The calculations should not be much more complicated as a polygons consists of Pₙ -> Pₙ+₁ lines where (X|Y) of Pₙ is known. Therefore a simple formula can tell us the intersections between our line m and a height limiting polygon, much in the likes of what we are using right now.

This solution is preferred even though it might prove more challenging to implement.

[ChaoticEvilDM]

Solution: Each path is defined by (X|Y)min and (X|Y)max. Using these coordinates, a bounding box using (X|Y)min and (X|Y)max is defined. This can only be done for straights or Bézier curves, if the curve is not out of bounds for (X|Y)min and (X|Y)max.

Each Box (B) can have a number of parent boxes:

• Each box that contains (P) B fully, is a parent box
• Each box that intersects (L) B, is a linked box
• Each box thats within (C) B is a child box

Boxes are build in trees. If a new box is added, the tree can be walked down, using the B(Xmin|Ymin,Xmax|Ymax) to integrate it into the tree and update the subboxes.

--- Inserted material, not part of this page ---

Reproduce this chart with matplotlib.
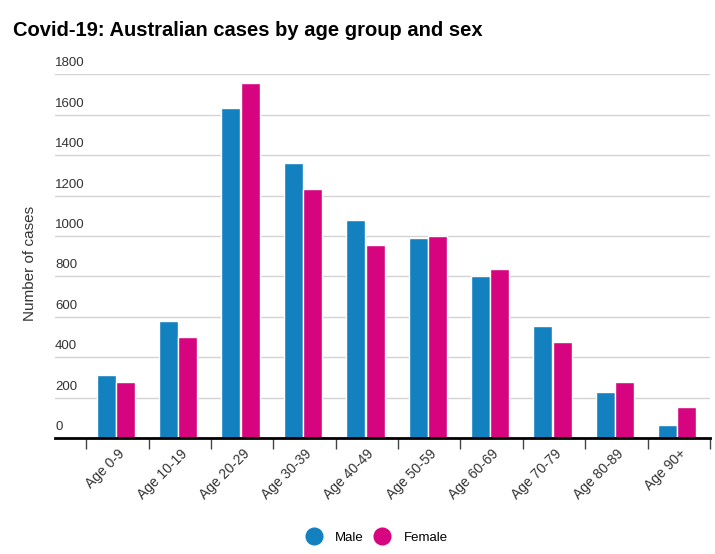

Once the tree is created, OTTP needs to run a calculation on applied changes. Example: Given are Boxes A, B, C, D, E, F, G

` A { child=B,C,F }

B { parent=A linked=C child=D }

C { parent=A linked=B,D }

D { parent=B linked=C child=E }

E { parent=D }

F { parent=A child=G }

G { parent=F } ` A change in C invokes a check for A,B,D,E A change in E invokes a check for A,B,C,D A change in F invokes a check for A,G

This drastically reduces the number of nodes that have to be checked when calculating the intersections between regional objects, e.G. mountains, and pathing. Once calculated, the pathing data can be stored and used for the map. Adding new nodes only invokes a recalculation for PLCs that are directly affected in the tree. This makes updating a lot faster.